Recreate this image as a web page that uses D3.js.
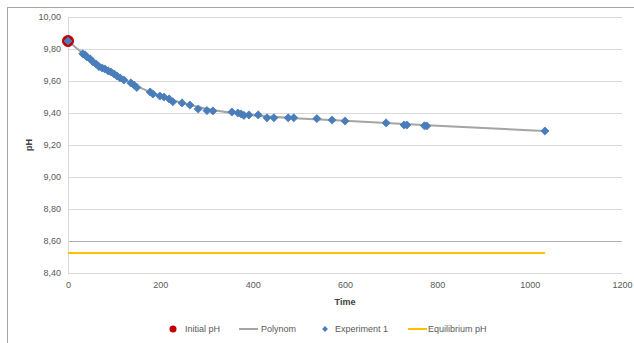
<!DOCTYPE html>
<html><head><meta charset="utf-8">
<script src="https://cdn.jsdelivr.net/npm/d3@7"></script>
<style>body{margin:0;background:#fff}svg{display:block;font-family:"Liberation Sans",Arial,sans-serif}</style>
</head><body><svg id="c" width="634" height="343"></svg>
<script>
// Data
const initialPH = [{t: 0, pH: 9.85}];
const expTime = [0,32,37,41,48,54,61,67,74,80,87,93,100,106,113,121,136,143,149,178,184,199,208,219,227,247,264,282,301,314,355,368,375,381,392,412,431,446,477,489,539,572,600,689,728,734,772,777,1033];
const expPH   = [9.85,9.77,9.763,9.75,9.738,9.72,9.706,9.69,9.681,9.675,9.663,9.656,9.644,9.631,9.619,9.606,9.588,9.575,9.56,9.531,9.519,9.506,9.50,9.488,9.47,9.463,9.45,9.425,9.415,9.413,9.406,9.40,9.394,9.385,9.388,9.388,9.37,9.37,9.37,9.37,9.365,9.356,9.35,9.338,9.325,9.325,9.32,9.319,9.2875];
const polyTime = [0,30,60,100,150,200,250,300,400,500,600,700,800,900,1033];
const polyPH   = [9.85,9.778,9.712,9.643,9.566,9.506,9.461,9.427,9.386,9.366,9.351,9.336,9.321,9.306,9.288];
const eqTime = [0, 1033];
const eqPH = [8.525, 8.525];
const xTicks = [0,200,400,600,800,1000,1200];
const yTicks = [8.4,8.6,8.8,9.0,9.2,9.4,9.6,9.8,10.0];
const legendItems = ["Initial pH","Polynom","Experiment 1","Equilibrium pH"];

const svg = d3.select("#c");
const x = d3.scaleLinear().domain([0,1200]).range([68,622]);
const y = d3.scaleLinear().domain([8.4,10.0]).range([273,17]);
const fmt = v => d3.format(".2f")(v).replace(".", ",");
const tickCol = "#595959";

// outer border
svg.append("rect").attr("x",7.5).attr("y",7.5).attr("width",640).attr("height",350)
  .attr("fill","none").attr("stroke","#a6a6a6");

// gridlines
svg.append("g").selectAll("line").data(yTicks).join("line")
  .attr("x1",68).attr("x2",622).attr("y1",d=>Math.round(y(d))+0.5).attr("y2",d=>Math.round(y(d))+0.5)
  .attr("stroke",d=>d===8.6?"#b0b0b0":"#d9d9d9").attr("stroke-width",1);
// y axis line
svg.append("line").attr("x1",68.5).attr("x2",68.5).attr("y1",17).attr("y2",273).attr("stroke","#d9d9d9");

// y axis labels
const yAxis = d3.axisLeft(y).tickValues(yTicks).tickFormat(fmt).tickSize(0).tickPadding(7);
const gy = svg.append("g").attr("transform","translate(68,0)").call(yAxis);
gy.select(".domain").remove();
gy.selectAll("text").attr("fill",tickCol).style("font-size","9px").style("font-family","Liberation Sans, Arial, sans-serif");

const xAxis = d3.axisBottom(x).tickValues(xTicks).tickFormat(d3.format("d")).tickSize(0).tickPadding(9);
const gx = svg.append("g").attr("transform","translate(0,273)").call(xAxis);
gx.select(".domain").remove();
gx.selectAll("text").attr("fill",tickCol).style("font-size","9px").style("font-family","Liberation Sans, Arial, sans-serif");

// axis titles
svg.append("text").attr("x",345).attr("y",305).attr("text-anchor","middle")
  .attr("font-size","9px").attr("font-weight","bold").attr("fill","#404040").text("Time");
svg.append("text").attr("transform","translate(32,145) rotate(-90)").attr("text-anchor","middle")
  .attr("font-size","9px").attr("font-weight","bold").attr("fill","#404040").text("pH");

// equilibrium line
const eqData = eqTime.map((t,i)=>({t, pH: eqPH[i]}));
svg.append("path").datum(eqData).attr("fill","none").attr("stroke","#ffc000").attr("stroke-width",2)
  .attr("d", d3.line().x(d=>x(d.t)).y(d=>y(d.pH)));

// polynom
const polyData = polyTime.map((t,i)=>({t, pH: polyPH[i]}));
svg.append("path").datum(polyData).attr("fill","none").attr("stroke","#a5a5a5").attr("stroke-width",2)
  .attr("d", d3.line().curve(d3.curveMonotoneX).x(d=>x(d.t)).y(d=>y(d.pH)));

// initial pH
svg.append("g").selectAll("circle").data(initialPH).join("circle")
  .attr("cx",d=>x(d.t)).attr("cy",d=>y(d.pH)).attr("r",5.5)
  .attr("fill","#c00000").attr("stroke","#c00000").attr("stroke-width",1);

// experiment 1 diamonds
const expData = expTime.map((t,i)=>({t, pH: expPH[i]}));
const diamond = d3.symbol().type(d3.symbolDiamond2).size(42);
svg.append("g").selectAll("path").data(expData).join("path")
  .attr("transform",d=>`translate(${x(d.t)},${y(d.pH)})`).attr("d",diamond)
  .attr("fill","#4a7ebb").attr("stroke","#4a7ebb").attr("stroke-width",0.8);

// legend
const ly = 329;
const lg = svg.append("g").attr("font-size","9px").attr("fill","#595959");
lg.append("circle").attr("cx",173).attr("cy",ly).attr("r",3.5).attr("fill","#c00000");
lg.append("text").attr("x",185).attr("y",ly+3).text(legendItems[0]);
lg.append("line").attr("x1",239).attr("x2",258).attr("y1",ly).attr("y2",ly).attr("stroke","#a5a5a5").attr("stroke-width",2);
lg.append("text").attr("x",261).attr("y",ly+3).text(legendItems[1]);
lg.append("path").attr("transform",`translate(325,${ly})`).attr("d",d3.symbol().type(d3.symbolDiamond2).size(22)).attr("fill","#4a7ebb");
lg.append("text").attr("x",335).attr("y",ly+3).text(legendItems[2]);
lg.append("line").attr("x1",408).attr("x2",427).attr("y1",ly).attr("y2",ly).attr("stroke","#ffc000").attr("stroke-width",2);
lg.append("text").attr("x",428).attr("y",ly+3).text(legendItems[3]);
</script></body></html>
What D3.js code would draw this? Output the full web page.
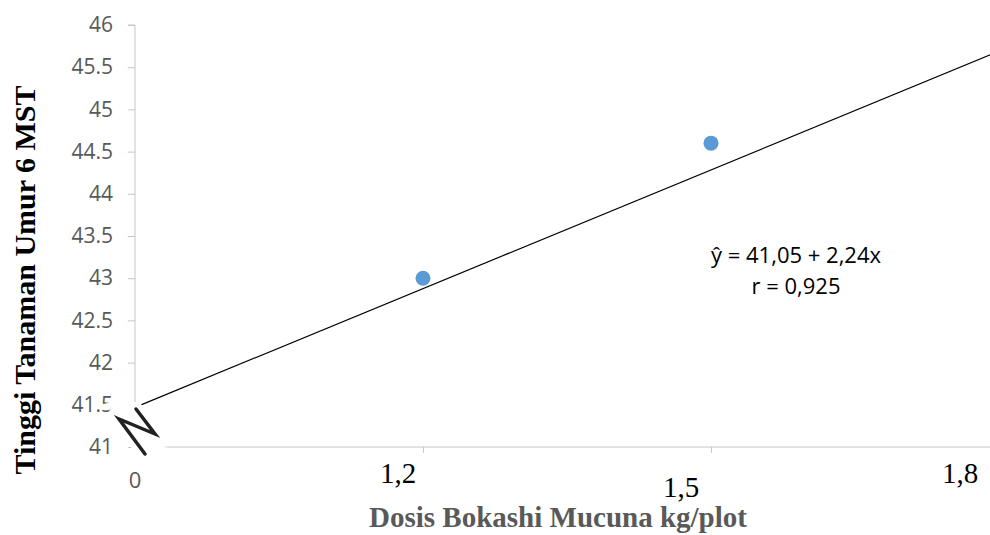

..............................

### EXERCISE DESCRIPTION
Quote the preceding records in their entirety, excluding every picture.

### FULL ANSWER
Recreate this image as a web page that uses D3.js.
<!DOCTYPE html>
<html><head><meta charset="utf-8">
<script src="https://cdn.jsdelivr.net/npm/d3@7"></script>
<style>body{margin:0;background:#fff}svg{display:block;font-family:"Liberation Sans",Arial,sans-serif}</style>
</head><body><svg id="c" width="634" height="343"></svg>
<script>
// Data
const initialPH = [{t: 0, pH: 9.85}];
const expTime = [0,32,37,41,48,54,61,67,74,80,87,93,100,106,113,121,136,143,149,178,184,199,208,219,227,247,264,282,301,314,355,368,375,381,392,412,431,446,477,489,539,572,600,689,728,734,772,777,1033];
const expPH   = [9.85,9.77,9.763,9.75,9.738,9.72,9.706,9.69,9.681,9.675,9.663,9.656,9.644,9.631,9.619,9.606,9.588,9.575,9.56,9.531,9.519,9.506,9.50,9.488,9.47,9.463,9.45,9.425,9.415,9.413,9.406,9.40,9.394,9.385,9.388,9.388,9.37,9.37,9.37,9.37,9.365,9.356,9.35,9.338,9.325,9.325,9.32,9.319,9.2875];
const polyTime = [0,30,60,100,150,200,250,300,400,500,600,700,800,900,1033];
const polyPH   = [9.85,9.778,9.712,9.643,9.566,9.506,9.461,9.427,9.386,9.366,9.351,9.336,9.321,9.306,9.288];
const eqTime = [0, 1033];
const eqPH = [8.525, 8.525];
const xTicks = [0,200,400,600,800,1000,1200];
const yTicks = [8.4,8.6,8.8,9.0,9.2,9.4,9.6,9.8,10.0];
const legendItems = ["Initial pH","Polynom","Experiment 1","Equilibrium pH"];

const svg = d3.select("#c");
const x = d3.scaleLinear().domain([0,1200]).range([68,622]);
const y = d3.scaleLinear().domain([8.4,10.0]).range([273,17]);
const fmt = v => d3.format(".2f")(v).replace(".", ",");
const tickCol = "#595959";

// outer border
svg.append("rect").attr("x",7.5).attr("y",7.5).attr("width",640).attr("height",350)
  .attr("fill","none").attr("stroke","#a6a6a6");

// gridlines
svg.append("g").selectAll("line").data(yTicks).join("line")
  .attr("x1",68).attr("x2",622).attr("y1",d=>Math.round(y(d))+0.5).attr("y2",d=>Math.round(y(d))+0.5)
  .attr("stroke",d=>d===8.6?"#b0b0b0":"#d9d9d9").attr("stroke-width",1);
// y axis line
svg.append("line").attr("x1",68.5).attr("x2",68.5).attr("y1",17).attr("y2",273).attr("stroke","#d9d9d9");

// y axis labels
const yAxis = d3.axisLeft(y).tickValues(yTicks).tickFormat(fmt).tickSize(0).tickPadding(7);
const gy = svg.append("g").attr("transform","translate(68,0)").call(yAxis);
gy.select(".domain").remove();
gy.selectAll("text").attr("fill",tickCol).style("font-size","9px").style("font-family","Liberation Sans, Arial, sans-serif");

const xAxis = d3.axisBottom(x).tickValues(xTicks).tickFormat(d3.format("d")).tickSize(0).tickPadding(9);
const gx = svg.append("g").attr("transform","translate(0,273)").call(xAxis);
gx.select(".domain").remove();
gx.selectAll("text").attr("fill",tickCol).style("font-size","9px").style("font-family","Liberation Sans, Arial, sans-serif");

// axis titles
svg.append("text").attr("x",345).attr("y",305).attr("text-anchor","middle")
  .attr("font-size","9px").attr("font-weight","bold").attr("fill","#404040").text("Time");
svg.append("text").attr("transform","translate(32,145) rotate(-90)").attr("text-anchor","middle")
  .attr("font-size","9px").attr("font-weight","bold").attr("fill","#404040").text("pH");

// equilibrium line
const eqData = eqTime.map((t,i)=>({t, pH: eqPH[i]}));
svg.append("path").datum(eqData).attr("fill","none").attr("stroke","#ffc000").attr("stroke-width",2)
  .attr("d", d3.line().x(d=>x(d.t)).y(d=>y(d.pH)));

// polynom
const polyData = polyTime.map((t,i)=>({t, pH: polyPH[i]}));
svg.append("path").datum(polyData).attr("fill","none").attr("stroke","#a5a5a5").attr("stroke-width",2)
  .attr("d", d3.line().curve(d3.curveMonotoneX).x(d=>x(d.t)).y(d=>y(d.pH)));

// initial pH
svg.append("g").selectAll("circle").data(initialPH).join("circle")
  .attr("cx",d=>x(d.t)).attr("cy",d=>y(d.pH)).attr("r",5.5)
  .attr("fill","#c00000").attr("stroke","#c00000").attr("stroke-width",1);

// experiment 1 diamonds
const expData = expTime.map((t,i)=>({t, pH: expPH[i]}));
const diamond = d3.symbol().type(d3.symbolDiamond2).size(42);
svg.append("g").selectAll("path").data(expData).join("path")
  .attr("transform",d=>`translate(${x(d.t)},${y(d.pH)})`).attr("d",diamond)
  .attr("fill","#4a7ebb").attr("stroke","#4a7ebb").attr("stroke-width",0.8);

// legend
const ly = 329;
const lg = svg.append("g").attr("font-size","9px").attr("fill","#595959");
lg.append("circle").attr("cx",173).attr("cy",ly).attr("r",3.5).attr("fill","#c00000");
lg.append("text").attr("x",185).attr("y",ly+3).text(legendItems[0]);
lg.append("line").attr("x1",239).attr("x2",258).attr("y1",ly).attr("y2",ly).attr("stroke","#a5a5a5").attr("stroke-width",2);
lg.append("text").attr("x",261).attr("y",ly+3).text(legendItems[1]);
lg.append("path").attr("transform",`translate(325,${ly})`).attr("d",d3.symbol().type(d3.symbolDiamond2).size(22)).attr("fill","#4a7ebb");
lg.append("text").attr("x",335).attr("y",ly+3).text(legendItems[2]);
lg.append("line").attr("x1",408).attr("x2",427).attr("y1",ly).attr("y2",ly).attr("stroke","#ffc000").attr("stroke-width",2);
lg.append("text").attr("x",428).attr("y",ly+3).text(legendItems[3]);
</script></body></html>
What D3.js code would draw this? Output the full web page.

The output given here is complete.